The hermitian and anti-hermitian parts of this must vanish separately, hence S_x and S_y anti-commute.)
Thus (a.sigma)(b.sigma) = a.b + i (axb).sigma, and in particular (a.sigma)^2 = a^2.
# Magnetic moment M = gamma J, gamma = gyromagnetic ratio. This M is a vector operator.
The "magnetic moment" also refers to a number mu, the maximum eigenvalue of M:
mu = j gamma hbar, where j is the spin.
# Interaction energy in a magnetic field: U = - M.B.
# In a situation where the only relevant term in the Hamiltonian is this, and B is time independent,
the evolution operator is
U(t) = exp(-iHt/hbar) = exp(i (gamma t/hbar) B.J),
which is a rotation through the angle -gamma |B| t/hbar about the axis along B.
Thus the angular momentum just precesses about B.
We can see it also in the Heisenberg picture:
dJ^i/dt = (1/ihbar) [J^i, -gamma B^j J^j] = -gamma e^ijk B^j J^k = -gamma (B x J )^i,
which describes the same precession.
# Stern-Gerlach experiment: pass silver atoms through an inhomogeneous B-field.
The classical force is grad(M.B).
If B is in the z-direction and is changing only in the z-direction the force is gamma J_z dB_z/dz.
In quantum mechanics, J_z takes on quantized values, so the force is quantized,
so the spin is deflected in one of 2j+1 ways, depending on the eigenvalue of J_z.
Orbital magnetic moments can only give odd numbers of beams in such an experiment,
but for the silver atoms exactly two beams were observed, implying that the silver atom has spin-1/2.
This is the spin of the valence electron.
# To understand better what is going on in such an experiment, let's consider the Heisenberg equations of motion for the spin and momentum operators.
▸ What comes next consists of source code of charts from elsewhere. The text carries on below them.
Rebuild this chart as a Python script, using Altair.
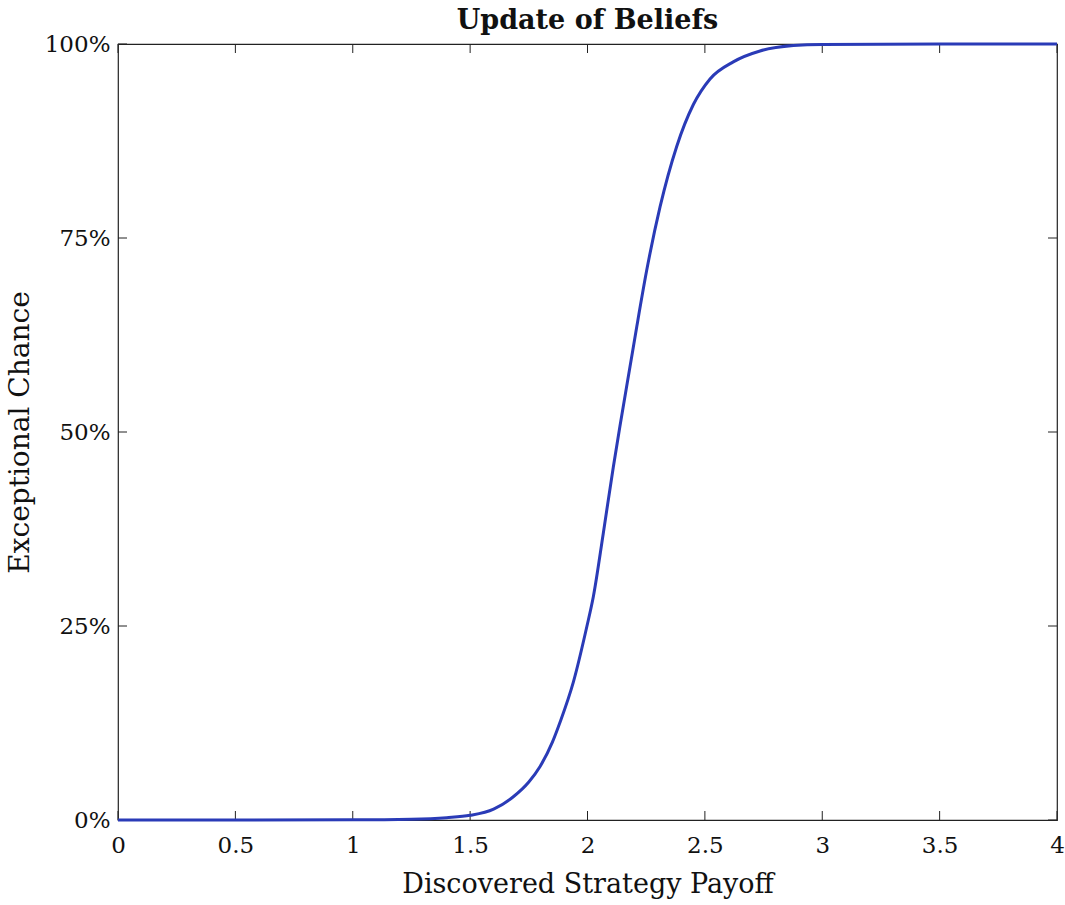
import altair as alt
import pandas as pd

# Curve
payoff = [0.0, 0.5, 1.0, 1.25, 1.4, 1.5, 1.6, 1.684, 1.75, 1.798, 1.85, 1.883,
          1.94, 1.997, 2.025, 2.067, 2.11, 2.138, 2.181, 2.21, 2.252, 2.309,
          2.38, 2.451, 2.522, 2.621, 2.735, 2.877, 3.0, 3.5, 4.0]
chance_pct = [0.0, 0.0, 0.02, 0.1, 0.3, 0.6, 1.4, 3.0, 4.9, 6.9, 10.0, 12.6,
              17.8, 24.9, 28.8, 36.9, 45.5, 50.7, 58.4, 63.6, 70.8, 79.0,
              86.8, 92.2, 95.5, 97.7, 99.1, 99.8, 99.95, 100.0, 100.0]

x_ticks = [0, 0.5, 1, 1.5, 2, 2.5, 3, 3.5, 4]
y_ticks = [0, 0.25, 0.5, 0.75, 1.0]

W, H = 939, 776
FONT = "DejaVu Serif"
TICK_LEN = 9
FRAME = "#222222"

df = pd.DataFrame({"x": payoff, "y": [v / 100 for v in chance_pct]})
xt = pd.DataFrame({"t": x_ticks})
yt = pd.DataFrame({"t": y_ticks})

xscale = alt.Scale(domain=[0, 4], nice=False, zero=False)
yscale = alt.Scale(domain=[0, 1], nice=False)

line = alt.Chart(df).mark_line(color="#2a3bb7", strokeWidth=3, interpolate="monotone").encode(
    x=alt.X("x:Q", scale=xscale,
            axis=alt.Axis(values=x_ticks, format="~g", title="Discovered Strategy Payoff",
                          grid=False, ticks=False, domain=False, labelPadding=14,
                          labelFontSize=23, titleFontSize=27, titlePadding=14,
                          labelFont=FONT, titleFont=FONT, titleFontWeight="normal",
                          labelColor="#111", titleColor="#111", labelFlush=False)),
    y=alt.Y("y:Q", scale=yscale,
            axis=alt.Axis(values=y_ticks, format=".0%", title="Exceptional Chance",
                          grid=False, ticks=False, domain=False, labelPadding=8,
                          labelFontSize=23, titleFontSize=28, titlePadding=10,
                          labelFont=FONT, titleFont=FONT, titleFontWeight="normal",
                          labelColor="#111", titleColor="#111", labelFlush=False)),
)

bottom_ticks = alt.Chart(xt).mark_rule(color=FRAME, strokeWidth=1).encode(
    x=alt.X("t:Q", scale=xscale), y=alt.value(H), y2=alt.value(H - TICK_LEN))
top_ticks = alt.Chart(xt).mark_rule(color=FRAME, strokeWidth=1).encode(
    x=alt.X("t:Q", scale=xscale), y=alt.value(0), y2=alt.value(TICK_LEN))
left_ticks = alt.Chart(yt).mark_rule(color=FRAME, strokeWidth=1).encode(
    y=alt.Y("t:Q", scale=yscale), x=alt.value(0), x2=alt.value(TICK_LEN))
right_ticks = alt.Chart(yt).mark_rule(color=FRAME, strokeWidth=1).encode(
    y=alt.Y("t:Q", scale=yscale), x=alt.value(W), x2=alt.value(W - TICK_LEN))

chart = alt.layer(bottom_ticks, top_ticks, left_ticks, right_ticks, line).properties(
    width=W, height=H,
    background="white",
    title=alt.TitleParams("Update of Beliefs", font=FONT, fontSize=27, fontWeight="bold",
                          anchor="middle", offset=-2, color="#111"),
    autosize=alt.AutoSizeParams(type="none"),
    padding={"left": 118, "top": 44, "right": 8, "bottom": 85},
).configure_view(stroke=FRAME, strokeWidth=1.2)

chart.save("out.html", embed_options={"renderer": "svg", "actions": False})
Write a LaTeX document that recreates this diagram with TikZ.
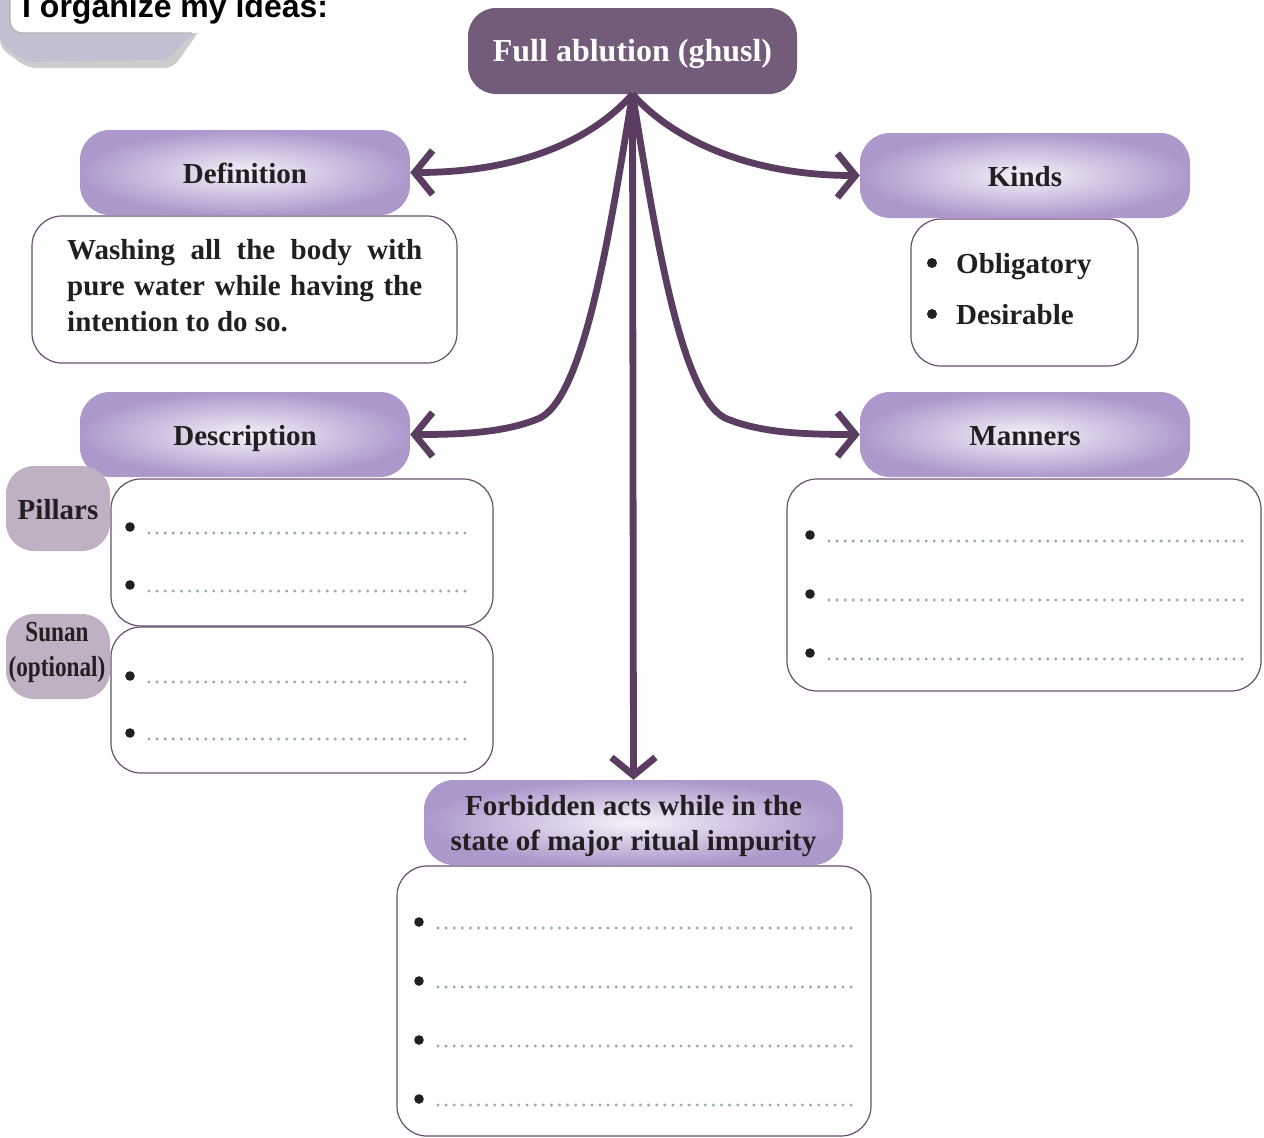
\documentclass[tikz,border=0pt]{standalone}
\usepackage{fontspec}
\setmainfont{Liberation Serif}
\newfontfamily\titlefont{Liberation Sans}
\usetikzlibrary{arrows.meta}
\definecolor{topfill}{HTML}{735C7A}
\definecolor{arrowcol}{HTML}{5B3D62}
\definecolor{lav}{HTML}{AD98CC}
\definecolor{lavin}{HTML}{F5F2F9}
\definecolor{boxline}{HTML}{6A4E70}
\definecolor{labfill}{HTML}{BFB1C3}
\definecolor{dotcol}{HTML}{93ABB6}
\definecolor{ink}{HTML}{231F20}
\definecolor{tabcol}{HTML}{C3BFD2}
\begin{document}
\begin{tikzpicture}[x=1pt,y=-1pt,
 bodyfont/.style={font=\fontsize{29}{36}\selectfont\bfseries, text=ink},
 header/.style={rounded corners=30pt, inner sep=0pt, inner color=lavin, outer color=lav, bodyfont, minimum width=330pt, minimum height=85pt, text height=22pt, text depth=0pt},
 ansbox/.style={draw=boxline, line width=1.2pt, fill=white, rounded corners=30pt, inner sep=0pt},
 sidelab/.style={fill=labfill, rounded corners=28pt, inner sep=0pt, minimum width=104pt, minimum height=85pt, bodyfont, align=center},
 conn/.style={draw=arrowcol, line width=6.8pt, -{Straight Barb[length=18pt,width=44pt,sharp]}},
 dotline/.style={dotcol, line width=3.3pt, line cap=round, dash pattern=on 0pt off 8.1pt},
 bul/.style={fill=ink},
 txt/.style={bodyfont, anchor=base west, inner sep=0pt}
]
\useasboundingbox (0,0) rectangle (1264,1138);

% title tab
\fill[gray!40, rounded corners=8pt] (0,30) -- (200,30) -- (173,68) -- (28,68) -- (0,48) -- cycle;
\fill[tabcol, rounded corners=8pt] (0,-10) -- (200,-10) -- (200,33) -- (192,33) -- (168,60) -- (25,62) -- (0,42) -- cycle;
\fill[white, rounded corners=12pt] (10,-20) -- (10,33) -- (212,33) -- (212,-20) -- cycle;
\draw[gray!60, line width=1.2pt, rounded corners=12pt] (10,-20) -- (10,33) -- (192,33);
\node[font=\titlefont\fontsize{32}{38}\selectfont\bfseries, anchor=base west, inner sep=0pt] (title) at (22,17) {I organize my ideas:};

% top node
\node[fill=topfill, rounded corners=28pt, inner sep=0pt, minimum width=329pt, minimum height=86pt, text height=21pt, text depth=0pt, text=white, font=\fontsize{32}{38}\selectfont\bfseries] (top) at (632.5,51) {Full ablution (ghusl)};

% answer boxes
\node[ansbox, minimum width=425pt, minimum height=147pt] (defb) at (244.5,289.5) {};
\node[ansbox, minimum width=227pt, minimum height=147pt] (kindb) at (1024.5,292.5) {};
\node[ansbox, minimum width=382pt, minimum height=147pt] (pilb) at (302,552.5) {};
\node[ansbox, minimum width=382pt, minimum height=146pt] (sunb) at (302,700) {};
\node[ansbox, minimum width=474pt, minimum height=212pt] (manb) at (1024,585) {};
\node[ansbox, minimum width=474pt, minimum height=270pt] (forb) at (634,1001) {};

% headers
\node[header] (defh) at (245,172.5) {Definition};
\node[header] (kindh) at (1025,175.5) {Kinds};
\node[header] (desch) at (245,434.5) {Description};
\node[header] (manh) at (1025,434.5) {Manners};
\node[header, minimum width=419pt] (forh) at (633.5,822.5) {};
\node[txt, anchor=base] (forl1) at (633.5,815) {Forbidden acts while in the};
\node[txt, anchor=base] (forl2) at (633.5,850) {state of major ritual impurity};

% side labels
\node[sidelab, text height=22pt, text depth=0pt] (pill) at (58,508.5) {Pillars};
\node[sidelab] (sunl) at (58,656.5) {};
\node[txt, anchor=base] (sun1) at (57,641.5) {\scalebox{0.8}[1]{Sunan}};
\node[txt, anchor=base] (sun2) at (57,676) {\scalebox{0.8}[1]{(optional)}};

% definition text
\node[txt] (defl1) at (67,259) {\makebox[355pt][s]{Washing all the body with}};
\node[txt] (defl2) at (67,295) {\makebox[355pt][s]{pure water while having the}};
\node[txt] (defl3) at (67,331) {intention to do so.};

% kinds
\fill[bul] (932,263) circle (5pt);
\fill[bul] (932,314) circle (5pt);
\node[txt] (obl) at (956,273) {Obligatory};
\node[txt] (desi) at (956,324) {Desirable};

% bullets and dotted lines
\foreach \y in {527,585,676,733} {
  \fill[bul] (130,\y) circle (4.8pt);
  \draw[dotline] (149,\y+6) -- (467,\y+6);
}
\foreach \y in {535,594,653} {
  \fill[bul] (810,\y) circle (4.8pt);
  \draw[dotline] (829,\y+6) -- (1243,\y+6);
}
\foreach \y in {922,981,1040,1099} {
  \fill[bul] (419,\y) circle (4.8pt);
  \draw[dotline] (438,\y+6) -- (852,\y+6);
}

% connectors
\draw[conn] (top.south) .. controls (592,140) and (520,172.5) .. (defh.east);
\draw[conn] (top.south) .. controls (673,140) and (750,175.5) .. (kindh.west);
\draw[conn] (top.south) .. controls (610,230) and (585,395) .. (540,418) .. controls (505,433) and (460,434.5) .. (desch.east);
\draw[conn] (top.south) .. controls (655,230) and (680,395) .. (725,418) .. controls (760,433) and (805,434.5) .. (manh.west);
\draw[conn] (top.south) -- (forh.north);
\end{tikzpicture}
\end{document}
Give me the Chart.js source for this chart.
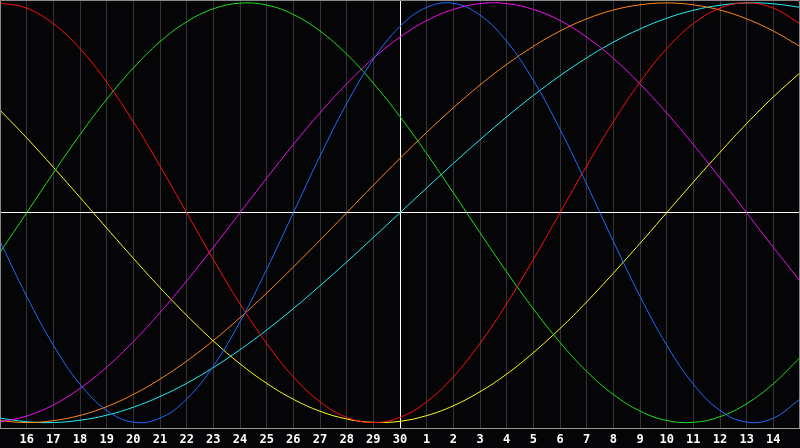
<!DOCTYPE html>
<html>
<head>
<meta charset="utf-8">
<script src="https://cdn.jsdelivr.net/npm/chart.js@4/dist/chart.umd.min.js"></script>
<style>
  html, body { margin: 0; padding: 0; background: #050407; }
  #wrap { width: 800px; height: 448px; }
</style>
</head>
<body>
<div id="wrap"><canvas id="bio" width="800" height="448"></canvas></div>
<script>
// days shown: 15th .. 30th, then 1st .. 15th of next month
const dayLabels = ['15','16','17','18','19','20','21','22','23','24','25','26','27','28','29','30',
  '1','2','3','4','5','6','7','8','9','10','11','12','13','14','15'];

// cycle values, one per day (-1 .. 1)
const physical = [-0.136,-0.398,-0.631,-0.817,-0.942,-0.998,-0.979,-0.888,-0.731,-0.520,-0.270,0.000,0.270,0.520,0.731,0.888,
  0.979,0.998,0.942,0.817,0.631,0.398,0.136,-0.136,-0.398,-0.631,-0.817,-0.942,-0.998,-0.979,-0.888];
const emotional = [1.000,0.975,0.901,0.782,0.623,0.434,0.223,0.000,-0.223,-0.434,-0.623,-0.782,-0.901,-0.975,-1.000,-0.975,
  -0.901,-0.782,-0.623,-0.434,-0.223,0.000,0.223,0.434,0.623,0.782,0.901,0.975,1.000,0.975,0.901];
const intellectual = [-0.189,0.000,0.189,0.372,0.541,0.690,0.815,0.910,0.972,0.999,0.990,0.945,0.866,0.756,0.618,0.458,
  0.282,0.095,-0.095,-0.282,-0.458,-0.618,-0.756,-0.866,-0.945,-0.990,-0.999,-0.972,-0.910,-0.815,-0.690];
const intuitive = [-0.997,-0.969,-0.916,-0.837,-0.736,-0.614,-0.476,-0.325,-0.165,0.000,0.165,0.325,0.476,0.614,0.736,0.837,
  0.916,0.969,0.997,0.997,0.969,0.916,0.837,0.736,0.614,0.476,0.325,0.165,0.000,-0.165,-0.325];
const aesthetic = [0.489,0.357,0.217,0.073,-0.073,-0.217,-0.357,-0.489,-0.611,-0.720,-0.813,-0.889,-0.946,-0.983,-0.999,-0.994,
  -0.967,-0.920,-0.853,-0.769,-0.667,-0.552,-0.425,-0.288,-0.146,0.000,0.146,0.288,0.425,0.552,0.667];
const awareness = [-0.991,-1.000,-0.991,-0.966,-0.924,-0.866,-0.793,-0.707,-0.609,-0.500,-0.383,-0.259,-0.131,0.000,0.131,0.259,
  0.383,0.500,0.609,0.707,0.793,0.866,0.924,0.966,0.991,1.000,0.991,0.966,0.924,0.866,0.793];
const spiritual = [-0.979,-0.996,-1.000,-0.989,-0.965,-0.927,-0.876,-0.813,-0.738,-0.653,-0.559,-0.457,-0.348,-0.235,-0.118,0.000,
  0.118,0.235,0.348,0.457,0.559,0.653,0.738,0.813,0.876,0.927,0.965,0.989,1.000,0.996,0.979];

const todayIndex = 15;

function line(label, data, color) {
  return { label, data, borderColor: color, borderWidth: 1, pointRadius: 0, tension: 0.4, fill: false };
}

// thin grey frame around the plot
const frame = {
  id: 'frame',
  afterDraw(chart) {
    const a = chart.chartArea, c = chart.ctx;
    c.save();
    c.strokeStyle = '#8a8a8a';
    c.lineWidth = 1;
    c.beginPath();
    c.moveTo(0.5, a.bottom);
    c.lineTo(0.5, 0.5);
    c.lineTo(799.5, 0.5);
    c.lineTo(799.5, a.bottom);
    c.stroke();
    c.restore();
  }
};

new Chart(document.getElementById('bio'), {
  type: 'line',
  data: {
    labels: dayLabels,
    datasets: [
      line('Physical', physical, '#1e6cff'),
      line('Emotional', emotional, '#ff1010'),
      line('Intellectual', intellectual, '#20e020'),
      line('Intuitive', intuitive, '#f010f0'),
      line('Aesthetic', aesthetic, '#ffff20'),
      line('Awareness', awareness, '#ff8a1a'),
      line('Spiritual', spiritual, '#20f0f0')
    ]
  },
  options: {
    responsive: false,
    animation: false,
    layout: { padding: 0, autoPadding: false },
    plugins: { legend: { display: false }, tooltip: { enabled: false } },
    scales: {
      x: {
        afterFit(scale) {
          scale.height = 20;
          scale.paddingLeft = 0;
          scale.paddingRight = 0;
        },
        border: { display: true, color: '#9a9a9a', width: 1 },
        grid: {
          drawTicks: false,
          color: (c) => c.index === todayIndex ? '#ffffff' : '#333333'
        },
        ticks: {
          autoSkip: false,
          maxRotation: 0,
          padding: 5,
          color: '#ffffff',
          font: { family: '"DejaVu Sans Mono", monospace', weight: 'bold', size: 12 },
          callback: (v, i) => (i === 0 || i === dayLabels.length - 1) ? '' : dayLabels[i]
        }
      },
      y: {
        min: -1.026,
        max: 1.014,
        afterFit(scale) { scale.width = 0; },
        afterBuildTicks(scale) { scale.ticks = [{ value: 0 }]; },
        border: { display: false },
        grid: { drawTicks: false, color: '#ffffff' },
        ticks: { display: false }
      }
    }
  },
  plugins: [frame]
});
</script>
</body>
</html>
The spin satisfies the precession eqn given above, provided it is all internal spin and not orbital angular momentum (orbital would not commute with a spatially dependent B-field, so there would be an additional term in the eqn). Using the notation J^i = S^i, the momentum satisfies
dp^i/dt = (1/ihbar)[p^i, -gamma B^j S^j] = gamma S^j B^j,i,
where we used [p^i,B^j] = -ihbar B^j,i, and B^j,i means partial_i B^j.
Now div B = 0, so if B has only a z-component it must be constant.
So let's take B = B_0 z^ + b(z z^ - x x^) for example.
The force comes only from the b-part: dp_z/dt = b gamma S_z, and dp_x/dt = -b gamma S_x.
If B_0 is large enough, the spin is precessing rapidly enough about the z-axis that the x-force averages to zero, and just puts a wiggle on the path, which is deflected in the z-direction.